Según la Organización Mundial del Turismo las cifras mundiales no paran de crecer. En 2016 han viajado 46 millones más que el año anterior: nada menos que 1.235 millones de criaturas turísticas. Esto supone el séptimo año consecutivo de subidas y un nuevo récord histórico. Las cifras de crecimiento afectan a países de todos los continentes, con la excepción de Oriente Medio por causas que pueden imaginar, pero Europa es la líder: en 2016 recibió 620 millones de turistas, el 50% de la cuota mundial. España ha batido su propio récord al aumentar en 7,2 millones el número de visitas del año anterior y superar por primera vez los 75 millones de turistas. Traducido a euros esto significa 77.000 millones de euros. Y en 2017 seguirán aumentando estas cifras mareantes, tan positivas y necesarias económicamente como negativas patrimonial y medioambientalmente.

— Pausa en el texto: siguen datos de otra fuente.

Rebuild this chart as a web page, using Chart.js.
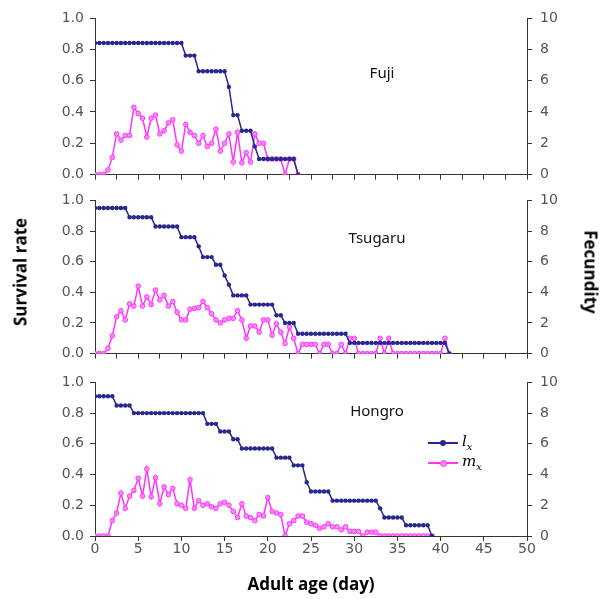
<!DOCTYPE html>
<html>
<head>
<meta charset="utf-8">
<script src="https://cdn.jsdelivr.net/npm/chart.js@4.4.1/dist/chart.umd.min.js"></script>
<style>
  html, body { margin: 0; padding: 0; background: #fff; }
  #wrap { position: relative; width: 606px; height: 599px; overflow: hidden; }
  .panel { position: absolute; left: 0; width: 606px; }
  .name { position: absolute; font: 15px 'Noto Sans', sans-serif; color: #111; transform: translate(-50%, -50%); white-space: nowrap; }
  .vtitle { position: absolute; font: bold 17px 'Open Sans', sans-serif; color: #000; white-space: nowrap; transform: translate(-50%, -50%); }
  .leg { position: absolute; left: 428px; height: 16px; width: 70px; }
  .leg .ln { position: absolute; left: 0; top: 7px; width: 30px; height: 2px; }
  .leg .dot { position: absolute; left: 12px; top: 5px; width: 6px; height: 6px; border-radius: 50%; }
  .leg .tx { position: absolute; left: 34px; top: -3px; font: italic 15px 'DejaVu Serif', serif; color: #000; }
  .leg sub { font-size: 10px; }
</style>
</head>
<body>
<div id="wrap">
  <div class="panel" style="top:0px;height:191px"><canvas id="c1" width="606" height="191"></canvas></div>
  <div class="panel" style="top:184px;height:186px"><canvas id="c2" width="606" height="186"></canvas></div>
  <div class="panel" style="top:366px;height:233px"><canvas id="c3" width="606" height="233"></canvas></div>

  <div class="name" style="left:382px;top:72px">Fuji</div>
  <div class="name" style="left:377px;top:237px">Tsugaru</div>
  <div class="name" style="left:377px;top:410px">Hongro</div>

  <div class="vtitle" style="left:20px;top:272px;transform:translate(-50%,-50%) rotate(-90deg)">Survival rate</div>
  <div class="vtitle" style="left:591px;top:272px;transform:translate(-50%,-50%) rotate(90deg)">Fecundity</div>

  <div class="leg" style="top:435px">
    <div class="ln" style="background:#27278f"></div>
    <div class="dot" style="background:#27278f"></div>
    <div class="tx">l<sub>x</sub></div>
  </div>
  <div class="leg" style="top:455px">
    <div class="ln" style="background:#ff33ff"></div>
    <div class="dot" style="background:#ff88ff;border:1px solid #ff33ff;width:5px;height:5px"></div>
    <div class="tx">m<sub>x</sub></div>
  </div>
</div>

<script>
// adult age (day), sampled every half day
const ages = [0, 0.5, 1, 1.5, 2, 2.5, 3, 3.5, 4, 4.5, 5, 5.5, 6, 6.5, 7, 7.5, 8, 8.5, 9, 9.5,
    10, 10.5, 11, 11.5, 12, 12.5, 13, 13.5, 14, 14.5, 15, 15.5, 16, 16.5, 17, 17.5, 18, 18.5, 19, 19.5,
    20, 20.5, 21, 21.5, 22, 22.5, 23, 23.5, 24, 24.5, 25, 25.5, 26, 26.5, 27, 27.5, 28, 28.5, 29, 29.5,
    30, 30.5, 31, 31.5, 32, 32.5, 33, 33.5, 34, 34.5, 35, 35.5, 36, 36.5, 37, 37.5, 38, 38.5, 39, 39.5,
    40, 40.5, 41];

const xTicks = [0, 5, 10, 15, 20, 25, 30, 35, 40, 45, 50];
const survivalTicks = [0, 0.2, 0.4, 0.6, 0.8, 1.0];
const fecundityTicks = [0, 2, 4, 6, 8, 10];

// Fuji
const fujiLx = [0.84, 0.84, 0.84, 0.84, 0.84, 0.84, 0.84, 0.84, 0.84, 0.84,
    0.84, 0.84, 0.84, 0.84, 0.84, 0.84, 0.84, 0.84, 0.84, 0.84,
    0.84, 0.76, 0.76, 0.76, 0.66, 0.66, 0.66, 0.66, 0.66, 0.66,
    0.66, 0.56, 0.38, 0.38, 0.28, 0.28, 0.28, 0.18, 0.10, 0.10,
    0.10, 0.10, 0.10, 0.10, 0.10, 0.10, 0.10, 0];
const fujiMx = [0, 0, 0, 0.3, 1.1, 2.6, 2.2, 2.5, 2.5, 4.3,
    3.9, 3.6, 2.4, 3.6, 3.8, 2.6, 2.8, 3.3, 3.5, 1.9,
    1.5, 3.2, 2.7, 2.5, 2.0, 2.5, 1.8, 2.0, 2.9, 1.5,
    2.0, 2.6, 0.8, 2.7, 0.75, 1.4, 0.8, 2.6, 2.0, 2.0,
    1.0, 1.0, 1.0, 1.0, 0, 1.0, 1.0, 0];

// Tsugaru
const tsugaruLx = [0.95, 0.95, 0.95, 0.95, 0.95, 0.95, 0.95, 0.95, 0.89, 0.89,
    0.89, 0.89, 0.89, 0.89, 0.83, 0.83, 0.83, 0.83, 0.83, 0.83,
    0.76, 0.76, 0.76, 0.76, 0.70, 0.63, 0.63, 0.63, 0.58, 0.58,
    0.51, 0.45, 0.38, 0.38, 0.38, 0.38, 0.32, 0.32, 0.32, 0.32,
    0.32, 0.32, 0.25, 0.25, 0.20, 0.20, 0.20, 0.13, 0.13, 0.13,
    0.13, 0.13, 0.13, 0.13, 0.13, 0.13, 0.13, 0.13, 0.13, 0.07,
    0.07, 0.07, 0.07, 0.07, 0.07, 0.07, 0.07, 0.07, 0.07, 0.07,
    0.07, 0.07, 0.07, 0.07, 0.07, 0.07, 0.07, 0.07, 0.07, 0.07,
    0.07, 0.07, 0];
const tsugaruMx = [0, 0, 0, 0.35, 1.16, 2.4, 2.8, 2.2, 3.25, 3.1,
    4.4, 3.1, 3.7, 3.2, 4.15, 3.5, 3.8, 3.1, 3.4, 2.7,
    2.2, 2.2, 2.9, 2.95, 3.0, 3.4, 3.0, 2.6, 2.2, 2.0,
    2.2, 2.3, 2.3, 2.8, 2.2, 1.0, 1.8, 1.8, 1.4, 2.2,
    2.2, 1.2, 1.95, 1.4, 0.66, 1.74, 1.0, 0, 0.6, 0.6,
    0.6, 0.6, 0, 0.6, 0.6, 0, 0, 0.6, 0, 1.0,
    1.0, 0, 0, 0, 0, 0, 1.0, 0, 1.0, 0,
    0, 0, 0, 0, 0, 0, 0, 0, 0, 0,
    0, 1.0, 0];

// Hongro
const hongroLx = [0.91, 0.91, 0.91, 0.91, 0.91, 0.85, 0.85, 0.85, 0.85, 0.80,
    0.80, 0.80, 0.80, 0.80, 0.80, 0.80, 0.80, 0.80, 0.80, 0.80,
    0.80, 0.80, 0.80, 0.80, 0.80, 0.80, 0.73, 0.73, 0.73, 0.68,
    0.68, 0.68, 0.63, 0.63, 0.57, 0.57, 0.57, 0.57, 0.57, 0.57,
    0.57, 0.57, 0.51, 0.51, 0.51, 0.51, 0.46, 0.46, 0.46, 0.35,
    0.29, 0.29, 0.29, 0.29, 0.29, 0.23, 0.23, 0.23, 0.23, 0.23,
    0.23, 0.23, 0.23, 0.23, 0.23, 0.23, 0.18, 0.12, 0.12, 0.12,
    0.12, 0.12, 0.07, 0.07, 0.07, 0.07, 0.07, 0.07, 0];
const hongroMx = [0, 0, 0, 0, 1.0, 1.5, 2.8, 1.8, 2.6, 2.97,
    3.76, 2.6, 4.37, 2.55, 3.8, 2.1, 3.2, 2.7, 3.1, 2.1,
    2.0, 1.8, 3.66, 1.8, 2.3, 2.0, 2.1, 1.9, 1.8, 2.1,
    2.2, 2.0, 1.6, 1.2, 2.1, 1.3, 1.2, 1.0, 1.4, 1.3,
    2.5, 1.6, 1.5, 1.4, 0, 0.8, 1.0, 1.3, 1.3, 0.9,
    0.8, 0.7, 0.5, 0.6, 0.8, 0.6, 0.6, 0.4, 0.6, 0.3,
    0.3, 0.3, 0, 0.25, 0.25, 0.25, 0, 0, 0, 0,
    0, 0, 0, 0, 0, 0, 0, 0, 0];

const BLUE = '#27278f';
const PINK = '#ff33ff';
const TICK_FONT = {family: "'DejaVu Sans', sans-serif", size: 14};
const TICK_COLOR = '#555';
const AXIS_COLOR = '#333';

function toPoints(values) {
    return values.map((v, i) => ({x: ages[i], y: v}));
}

function makePanel(canvasId, lx, mx, {showX, padTop, padBottom}) {
    const xScale = {
        type: 'linear',
        min: 0,
        max: 50,
        afterBuildTicks: (scale) => {
            if (showX) {
                scale.ticks = xTicks.map(v => ({value: v}));
            } else {
                // unlabelled tick marks every 2.5 days on the upper panels
                const t = [];
                xTicks.forEach((v, i) => {
                    t.push({value: v});
                    if (i < xTicks.length - 1) t.push({value: v + 2.5});
                });
                scale.ticks = t;
            }
        },
        grid: {drawOnChartArea: false, drawTicks: true, tickLength: 5, color: AXIS_COLOR},
        border: {display: true, color: AXIS_COLOR, width: 1},
        ticks: {display: showX, font: TICK_FONT, color: TICK_COLOR, padding: 0, maxRotation: 0},
        title: showX ? {
            display: true,
            text: 'Adult age (day)',
            font: {family: "'Open Sans', sans-serif", size: 17, weight: 'bold'},
            color: '#000',
            padding: {top: 4, bottom: 4}
        } : {display: false},
        afterFit: (scale) => { scale.height = showX ? 63 : 6; }
    };

    const data = {
        datasets: [{
            label: 'lx',
            data: toPoints(lx),
            yAxisID: 'y',
            borderColor: BLUE,
            backgroundColor: BLUE,
            borderWidth: 1.5,
            pointRadius: 2.2,
            pointBorderWidth: 0,
            tension: 0
        }, {
            label: 'mx',
            data: toPoints(mx),
            yAxisID: 'y1',
            borderColor: PINK,
            backgroundColor: '#ff8cff',
            borderWidth: 1.5,
            pointRadius: 2.3,
            pointBorderWidth: 1,
            tension: 0
        }]
    };

    const options = {
        responsive: false,
        animation: false,
        layout: {padding: {top: padTop, bottom: padBottom, left: 0, right: 0}},
        plugins: {legend: {display: false}, tooltip: {enabled: false}},
        scales: {
            x: xScale,
            y: {
                position: 'left',
                min: 0,
                max: 1,
                afterBuildTicks: (scale) => { scale.ticks = survivalTicks.map(v => ({value: v})); },
                grid: {drawOnChartArea: false, tickLength: 5, color: AXIS_COLOR},
                border: {display: true, color: AXIS_COLOR, width: 1},
                ticks: {font: TICK_FONT, color: TICK_COLOR, padding: 6, callback: (v) => v.toFixed(1)},
                afterFit: (scale) => { scale.width = 95; }
            },
            y1: {
                position: 'right',
                min: 0,
                max: 10,
                afterBuildTicks: (scale) => { scale.ticks = fecundityTicks.map(v => ({value: v})); },
                grid: {drawOnChartArea: false, tickLength: 5, color: AXIS_COLOR},
                border: {display: true, color: AXIS_COLOR, width: 1},
                ticks: {font: TICK_FONT, color: TICK_COLOR, padding: 8},
                afterFit: (scale) => { scale.width = 79; }
            }
        }
    };

    return new Chart(document.getElementById(canvasId).getContext('2d'), {
        type: 'line',
        data: data,
        options: options
    });
}

makePanel('c1', fujiLx, fujiMx, {showX: false, padTop: 18, padBottom: 3});
makePanel('c2', tsugaruLx, tsugaruMx, {showX: false, padTop: 13, padBottom: 3});
makePanel('c3', hongroLx, hongroMx, {showX: true, padTop: 15, padBottom: 0});
</script>
</body>
</html>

Porque es evidente que frente a estos números de turistas y estas cifras de ingresos las ciudades están inevitable y necesariamente indefensas. Inevitablemente porque si en entornos naturales o monumentos concretos es posible tomar medidas que garanticen su preservación, en lo que a las ciudades se refiere es imposible hacerlo. El destino de las ciudades más visitadas de Europa es convertirse en parques temáticos saturados por millones de turistas, con el comercio volcado hacia ellos en detrimento del tradicional o de proximidad, hoteles, apartamentos turísticos (legales o no), restaurantes, bares y tiendas de recuerdos alterando las fisonomías urbanas; y hasta los espacios sagrados convertidos en museos de pago (ni lo del asilo en sagrado, que desde la Grecia y la Roma paganas hasta el cristianismo hizo inviolables los templos, se resiste al euro).
Si la indefensión de las ciudades frente al turismo masivo es inevitable, también es necesaria a causa de los millonarios ingresos que procura y los puestos de trabajo que crea. Los antiguos -progresistas y reaccionarios por igual- ya lo vislumbraban hace más de un siglo. En 1890 George Gissing se quejaba de que el turismo acabaría por convertir Venecia en Margate (destino entonces del creciente veraneo popular victoriano) y se exasperaba al ver "esa masa de visitantes extranjeros en Roma". En 1911 H. G. Wells imaginó Capri convertida en un gigantesco hotel, rodeada por hoteles flotantes y con máquinas voladoras llevando millones de turistas. ¿Elitistas o lúcidos? En cualquier caso, acertaron.